What is required ->
Copy nothing but the part that opens with the line containing "Reproduce this diagram with TikZ." and closes with the line containing "(bit\b) at (\x,21)". Do not include pictures.

Listed entries ->
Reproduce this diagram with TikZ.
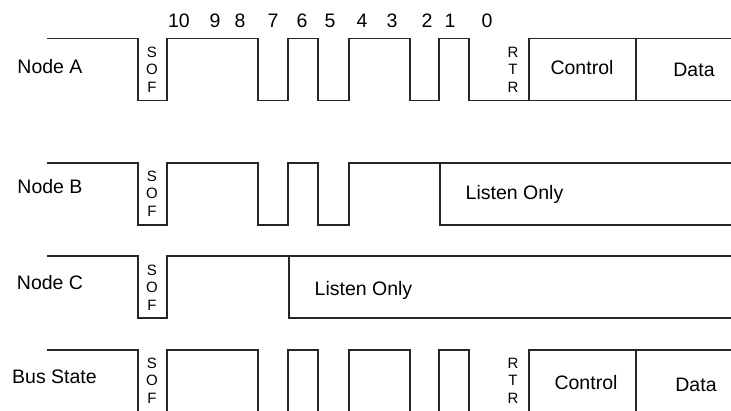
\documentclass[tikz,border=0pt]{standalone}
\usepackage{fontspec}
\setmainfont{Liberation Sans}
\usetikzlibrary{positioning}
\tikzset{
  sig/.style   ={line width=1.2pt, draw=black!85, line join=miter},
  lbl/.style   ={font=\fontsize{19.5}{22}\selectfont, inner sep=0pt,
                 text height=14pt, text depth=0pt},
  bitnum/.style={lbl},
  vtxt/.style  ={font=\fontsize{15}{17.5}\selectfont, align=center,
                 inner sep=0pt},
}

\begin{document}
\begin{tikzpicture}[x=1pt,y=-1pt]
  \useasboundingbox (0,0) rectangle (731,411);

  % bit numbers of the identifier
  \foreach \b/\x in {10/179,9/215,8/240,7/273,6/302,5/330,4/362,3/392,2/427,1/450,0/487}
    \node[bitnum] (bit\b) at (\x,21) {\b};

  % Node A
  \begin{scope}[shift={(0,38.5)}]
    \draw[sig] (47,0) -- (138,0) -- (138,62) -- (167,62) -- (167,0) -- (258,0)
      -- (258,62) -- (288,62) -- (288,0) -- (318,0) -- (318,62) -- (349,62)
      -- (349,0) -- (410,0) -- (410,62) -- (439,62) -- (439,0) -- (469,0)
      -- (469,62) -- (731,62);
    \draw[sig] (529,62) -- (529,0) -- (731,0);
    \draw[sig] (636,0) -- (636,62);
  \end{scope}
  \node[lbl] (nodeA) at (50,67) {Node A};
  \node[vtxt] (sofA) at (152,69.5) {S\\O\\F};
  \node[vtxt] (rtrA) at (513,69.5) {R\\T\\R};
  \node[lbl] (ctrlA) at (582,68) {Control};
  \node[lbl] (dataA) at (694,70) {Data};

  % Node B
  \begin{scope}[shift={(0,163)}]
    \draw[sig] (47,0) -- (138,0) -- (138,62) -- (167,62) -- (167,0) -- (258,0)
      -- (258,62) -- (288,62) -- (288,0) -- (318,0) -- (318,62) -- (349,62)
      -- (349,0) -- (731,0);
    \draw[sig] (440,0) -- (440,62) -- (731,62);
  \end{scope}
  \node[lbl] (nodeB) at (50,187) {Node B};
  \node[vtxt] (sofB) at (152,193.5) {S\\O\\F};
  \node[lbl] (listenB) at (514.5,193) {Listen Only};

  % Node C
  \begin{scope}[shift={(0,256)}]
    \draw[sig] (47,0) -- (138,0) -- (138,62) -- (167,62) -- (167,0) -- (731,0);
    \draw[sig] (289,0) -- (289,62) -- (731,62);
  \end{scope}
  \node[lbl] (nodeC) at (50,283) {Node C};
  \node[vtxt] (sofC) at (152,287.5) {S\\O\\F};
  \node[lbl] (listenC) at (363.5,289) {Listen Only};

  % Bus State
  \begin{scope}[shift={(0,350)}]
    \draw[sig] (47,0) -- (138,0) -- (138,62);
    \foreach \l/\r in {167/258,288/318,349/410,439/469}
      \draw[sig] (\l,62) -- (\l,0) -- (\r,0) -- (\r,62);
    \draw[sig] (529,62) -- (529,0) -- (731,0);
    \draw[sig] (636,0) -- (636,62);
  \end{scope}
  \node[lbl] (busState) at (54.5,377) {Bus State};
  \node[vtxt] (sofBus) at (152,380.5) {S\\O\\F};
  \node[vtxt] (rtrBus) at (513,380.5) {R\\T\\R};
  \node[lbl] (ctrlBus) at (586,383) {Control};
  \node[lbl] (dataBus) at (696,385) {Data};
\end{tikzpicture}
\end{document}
...
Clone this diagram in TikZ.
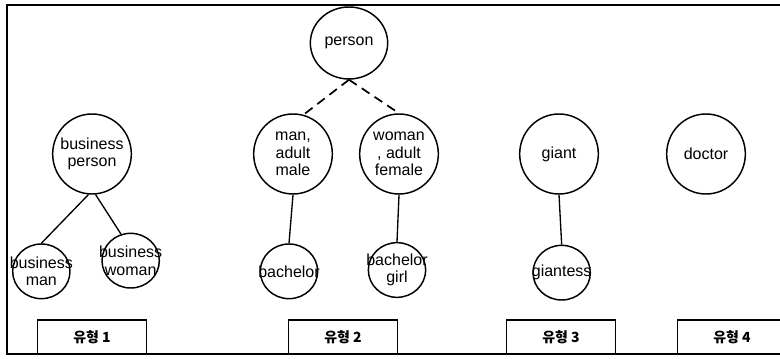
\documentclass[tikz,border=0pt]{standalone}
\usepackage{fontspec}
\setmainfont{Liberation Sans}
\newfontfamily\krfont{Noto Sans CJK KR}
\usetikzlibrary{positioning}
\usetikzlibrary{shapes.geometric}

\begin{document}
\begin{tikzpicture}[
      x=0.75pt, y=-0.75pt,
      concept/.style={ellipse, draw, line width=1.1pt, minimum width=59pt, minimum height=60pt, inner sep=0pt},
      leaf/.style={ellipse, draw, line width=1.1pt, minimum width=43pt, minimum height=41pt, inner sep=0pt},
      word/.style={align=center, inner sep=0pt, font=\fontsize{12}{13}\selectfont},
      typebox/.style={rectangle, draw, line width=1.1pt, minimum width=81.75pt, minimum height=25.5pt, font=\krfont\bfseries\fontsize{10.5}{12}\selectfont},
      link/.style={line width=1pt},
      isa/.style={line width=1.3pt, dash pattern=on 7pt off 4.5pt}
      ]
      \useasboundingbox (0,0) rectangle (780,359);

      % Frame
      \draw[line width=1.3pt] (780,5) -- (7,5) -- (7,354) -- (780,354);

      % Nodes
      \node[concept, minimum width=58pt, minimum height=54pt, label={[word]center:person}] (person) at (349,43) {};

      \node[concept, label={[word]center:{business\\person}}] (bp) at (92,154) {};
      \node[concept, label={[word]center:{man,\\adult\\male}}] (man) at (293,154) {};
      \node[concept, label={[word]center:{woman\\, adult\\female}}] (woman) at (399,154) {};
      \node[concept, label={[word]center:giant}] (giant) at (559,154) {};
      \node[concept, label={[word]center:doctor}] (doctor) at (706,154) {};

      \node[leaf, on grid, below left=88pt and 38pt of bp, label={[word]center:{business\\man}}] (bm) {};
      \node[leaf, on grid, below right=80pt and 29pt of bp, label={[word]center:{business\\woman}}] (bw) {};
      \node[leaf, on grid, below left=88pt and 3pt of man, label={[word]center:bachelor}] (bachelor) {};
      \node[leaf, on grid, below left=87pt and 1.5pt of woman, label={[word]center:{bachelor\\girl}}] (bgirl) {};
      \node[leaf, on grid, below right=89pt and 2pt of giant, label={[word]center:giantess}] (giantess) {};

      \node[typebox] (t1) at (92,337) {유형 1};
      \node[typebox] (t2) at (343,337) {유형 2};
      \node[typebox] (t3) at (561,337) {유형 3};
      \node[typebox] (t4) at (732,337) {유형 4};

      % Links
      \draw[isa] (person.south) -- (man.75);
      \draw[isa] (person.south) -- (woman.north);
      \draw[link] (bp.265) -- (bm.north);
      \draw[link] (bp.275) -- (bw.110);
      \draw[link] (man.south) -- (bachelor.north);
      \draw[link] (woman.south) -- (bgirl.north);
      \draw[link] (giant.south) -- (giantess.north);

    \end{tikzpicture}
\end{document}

Complete output ->
Reproduce this diagram with TikZ.
\documentclass[tikz,border=0pt]{standalone}
\usepackage{fontspec}
\setmainfont{Liberation Sans}
\usetikzlibrary{positioning}
\tikzset{
  sig/.style   ={line width=1.2pt, draw=black!85, line join=miter},
  lbl/.style   ={font=\fontsize{19.5}{22}\selectfont, inner sep=0pt,
                 text height=14pt, text depth=0pt},
  bitnum/.style={lbl},
  vtxt/.style  ={font=\fontsize{15}{17.5}\selectfont, align=center,
                 inner sep=0pt},
}

\begin{document}
\begin{tikzpicture}[x=1pt,y=-1pt]
  \useasboundingbox (0,0) rectangle (731,411);

  % bit numbers of the identifier
  \foreach \b/\x in {10/179,9/215,8/240,7/273,6/302,5/330,4/362,3/392,2/427,1/450,0/487}
    \node[bitnum] (bit\b) at (\x,21) {\b};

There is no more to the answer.